The problem is not fast settlement itself. The problem is that many businesses pay for it without realizing it, because the cost is built into a flat rate or a monthly tier rather than listed as a separate line item. Reading your processing statement carefully — specifically the section that breaks down fees by type rather than just showing a total — tells you whether you are paying for speed you actually need.
Payments Canada data from 2024 shows that digital payments now represent 86% of total payment volume in Canada, with online transfers through services like Interac e-Transfer growing 14% year-over-year. More transactions means more processing fees. For Ontario businesses watching margins closely, the math on those fees deserves the same attention as rent or payroll.
What to Check Before Your Next Contract Renewal
Most processing agreements in Canada run one to three years with automatic renewal clauses. The period before renewal is the only practical window to renegotiate rates or switch providers without early termination fees.

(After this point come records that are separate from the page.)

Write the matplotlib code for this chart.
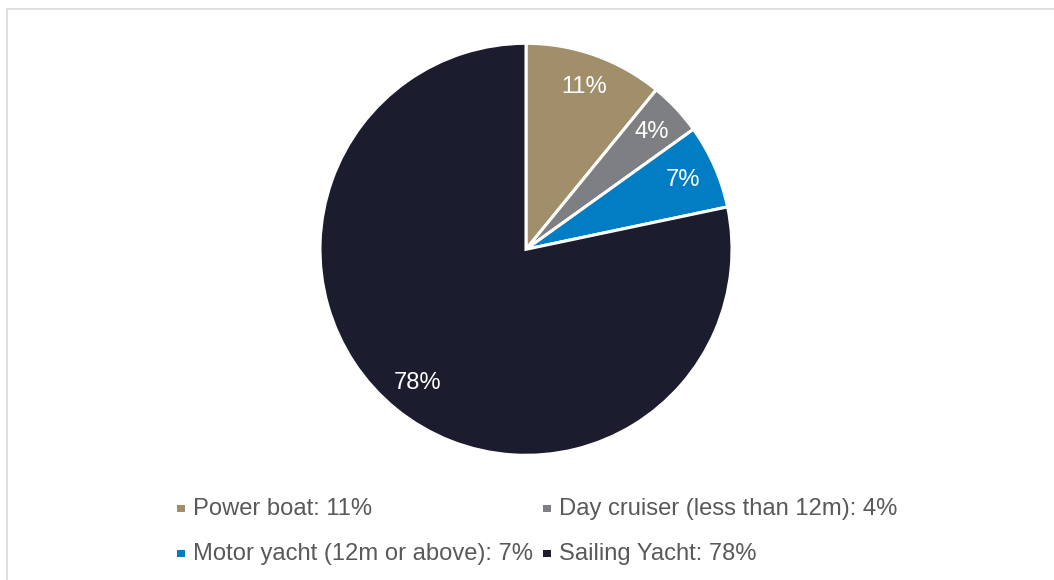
import matplotlib
matplotlib.use('Agg')
import matplotlib.pyplot as plt
from matplotlib.patches import Rectangle

plt.rcParams['font.family'] = ['Liberation Sans', 'DejaVu Sans']

# Boat type shares (percent)
categories = ['Power boat', 'Day cruiser (less than 12m)', 'Motor yacht (12m or above)', 'Sailing Yacht']
shares = [10.9, 4.2, 6.6, 78.3]
colors = ['#A08F6A', '#7E7F82', '#007DC3', '#1B1C2E']

W, H = 1054, 580
fig = plt.figure(figsize=(W / 100, H / 100), dpi=100)

# light grey frame round the chart area
fig.patches.append(Rectangle((6.5 / W, -0.1), 1.2, 1 - 8.5 / H + 0.1,
                             transform=fig.transFigure, fill=False,
                             edgecolor='#D9D9D9', linewidth=1.2))

# pie axes, placed in pixels
cx, cy, r = 526, 249.3, 206
ax = fig.add_axes([(cx - r) / W, (H - cy - r) / H, 2 * r / W, 2 * r / H])
wedges, texts, autotexts = ax.pie(
    shares, colors=colors, startangle=90, counterclock=False,
    autopct='%.0f%%', pctdistance=0.835, radius=1,
    wedgeprops=dict(edgecolor='white', linewidth=2.2),
    textprops=dict(color='white', fontsize=17.1))
ax.set_xlim(-1, 1)
ax.set_ylim(-1, 1)
ax.set_aspect('equal')
ax.axis('off')

# legend laid out like the original (two rows, two columns)
legend_pos = [(177, 515), (543, 515), (177, 560), (543, 560)]
for name, val, col, (x, y) in zip(categories, shares, colors, legend_pos):
    fig.patches.append(Rectangle((x / W, (H - y + 3) / H), 7.5 / W, 7.5 / H,
                                 transform=fig.transFigure, facecolor=col,
                                 edgecolor='none'))
    fig.text((x + 16) / W, (H - y) / H, f'{name}: {round(val)}%',
             fontsize=17.1, color='#595959', ha='left', va='baseline')

fig.savefig('out.png', dpi=100)
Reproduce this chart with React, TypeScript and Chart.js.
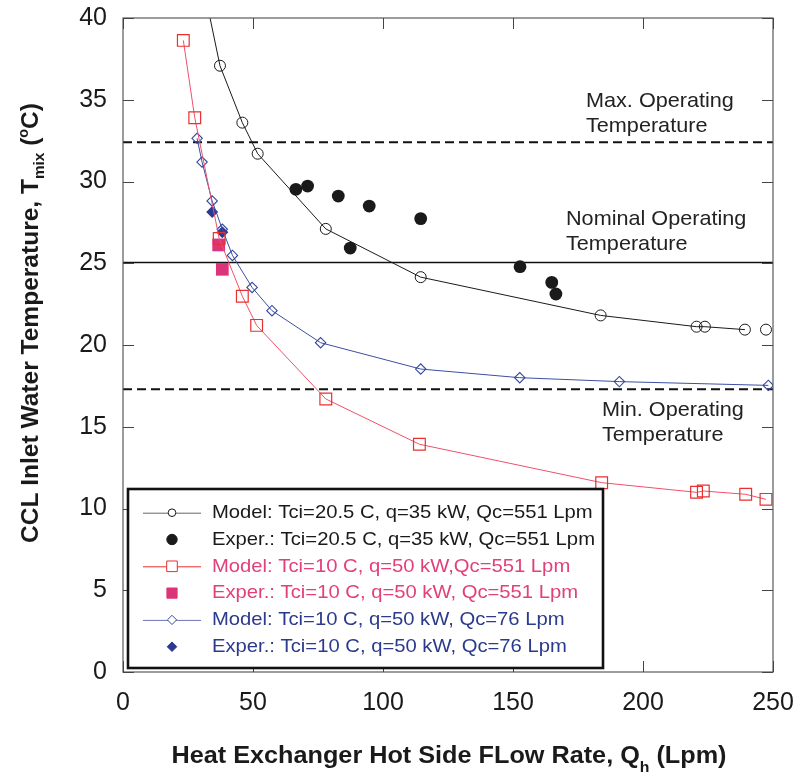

Most businesses miss this window because they do not track the renewal date.
Before the next renewal, it is worth checking a few specific things:
- The effective rate — total fees paid divided by total volume processed — rather than just the advertised headline rate
- Whether same-day or next-day settlement is included in your plan or charged as an add-on, and what that add-on actually costs per month
- The chargeback fee, which typically runs between $15 and $25 per dispute regardless of outcome
- PCI compliance fees, which some processors charge monthly even when no additional service is provided
- The contract termination clause, including whether the early exit fee is a flat amount or a percentage of remaining contract value
None of this requires an accountant or a financial consultant. It requires thirty minutes with a recent processing statement and the actual contract. The total fees paid to process payments represent a real operating cost, and for most Ontario businesses running on margins of ten to twenty percent, trimming that cost by even half a percentage point makes a direct difference to the bottom line.
Fast withdrawals are not the enemy. Unexplained fast withdrawal fees are. The distinction matters, and it is entirely possible to know which side of it your business is on.